Kidnappings Abroad Another Form of Putin’s ‘Hybrid War’ Against the West, Latynina Says



Paul Goble

            Staunton, August 21 – The arrest on foreign territory, trial in a closed court with a government-supplied lawyer who considered him guilty, and the sentencing of Eston Kohver to 15 years in Russian prisons on trumped up charges of espionage is part and parcel of Vladimir Putin’s “hybrid war” against the West, according to Moscow commentator Yuliya Latynina.

            This particular case, of course, is only the latest in a long line of such actions extending back to the 1920s. (On one of the most notorious of those cases, see the new discussion of the kidnapping of White General Kutepov in Paris by Soviet intelligence agents, at artpolitinfo.ru/pustaya-mogila-a-p-kutepova/.)

            Many, perhaps most, had thought such actions were a thing of the Soviet past, but Putin has revived them; and in many ways, the most disturbing case is that of Kohver because it represents a direct challenge not only to Estonia but to the EU and NATO and to the US as well, Latynina says (novayagazeta.ru/columns/69611.html).

            In September 2014, President Barack Obama declared in Tallinn that NATO and the US would defend Estonia in the event of an attack, she writes in “Novaya gazeta,” but “less than 48 hours” after he did so, the seizure of Kohver on Estonian soil by Russian agents and his illegal transfer to Russia and Russian “justice” called that commitment into question.

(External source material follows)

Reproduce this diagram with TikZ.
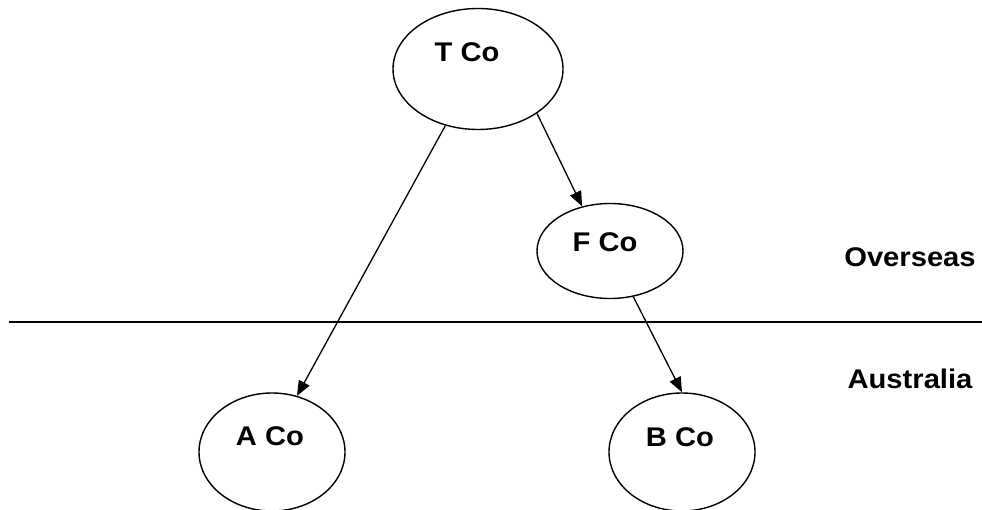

            By its kidnapping of an Estonian citizen on the territory of his own country, Moscow “demonstrated,” she says, “that Russia can seize an EU citizen on the territory of the EU [and of NATO] and that this will not have any consequences for [Moscow].”  Thus it is an act of intimidation and so far at least in part an effective one, she argues.

            Estonia has stated that Kohver was near the Russian border because he was investigating smuggling, but Russia has claimed that he was planning to meet with Estonian agents operating inside Russia.  But “it is difficult to consider these ‘narratives of equal value,’” despite the tendency of the media to do just that, Latynina says.

            She gives four reasons for her conclusions:

            First, “immediately after Kohver’s arrest, Russian and Estonian border guards composed an initial protocol of the place where this happened.”  The Russian side then refused to sign it because that document made clear that what Tallinn had said was true and what Moscow was claiming was false.

            Second, “the Estonian explanation is logical and understandable, but the Chekist one borders on the fantastic.”  It strains credibility that some Estonian “spy” would act in the way that Moscow has accused Kohver of acting. No real spy would, and consequently, one must conclude that Kohver wasn’t one, Latynina says.

            Third, the Putin government “has a long history of actions which it is difficult to interpret other than the kidnapping of citizens from the territories of neighboring states and then accusing them of illegal crossing of the border,” she points out. Among the other prominent victims of this policy are Leonid Ravozzhayev and Nadezhda Savchenko.

            And fourth, Moscow tried Kohver in secret. If it was so confident in its own version of events, it wouldn’t have done so. But even more than that, the Russian authorities allowed Kohver access to only a single attorney who openly suggested that his “client” was in fact “obviously guilty,” an echo of Stalinist times.

            Countries can be divided in many ways, Latynina says, “between the developed and underdeveloped, between democracies and dictatorships, and between countries of the third world and those of the first. But countries can also be divided into two categories: those who take as hostages citizens of other countries, and those who don’t do that.”

            Among the countries notorious for taking hostages are the Libya of Muammar Qadaffi and the Belarus of Alyaksandr Lukashenka, she writes; and one would assume that such regimes who treat Russian citizens in that way “ought to be our most evil enemies, but in practice things have worked out just the opposite.”

            Instead, she continues, “the regimes which take our citizens as hostages are somehow our friends and those who don’t are our enemies.”

            “The reason is very simple,” she suggests. “The Kremlin and the hostage-taking regimes live in one world, they have a common understanding of law” as something they can use “and of international politics” as a process in which two leaders can come together and reach agreement regardless of the rules. That is something the West must come to understand.

            Latynina concludes with what she says is “one small but important detail.” Many think that the Kremlin has shown its strength by such actions and that the West has time after time shown its “weakness in the face of hybrid war.”  But in fact, “hybrid war is precisely a sign of the powerlessness” of those who conduct it.

            Whatever people in the Kremlin think about “the importance of ‘a short victorious war,’” in the West, “let us hope,” people understand that in a conventional war, the advantages would all be on the side of the West and Russia would suffer a rapid and crushing defeat.

            “To put it crudely,” the Russian analyst says, if Moscow sent tanks into Estonia, they would be destroyed. But “if one seizes Kohver or organizes in Narva the next spontaneous expression of the will of the Russian-language majority mistreated by Estonian fascists, then “these Western wimps will be confused and not know where to shoot.”

            Thus, Latynina concludes, “’hybrid war’ translated from geopolitics into ordinary language is simple hooliganism,” a set of actions committed by rulers who care nothing for their own people but only feel the need to make themselves feel important by sowing disorder among others.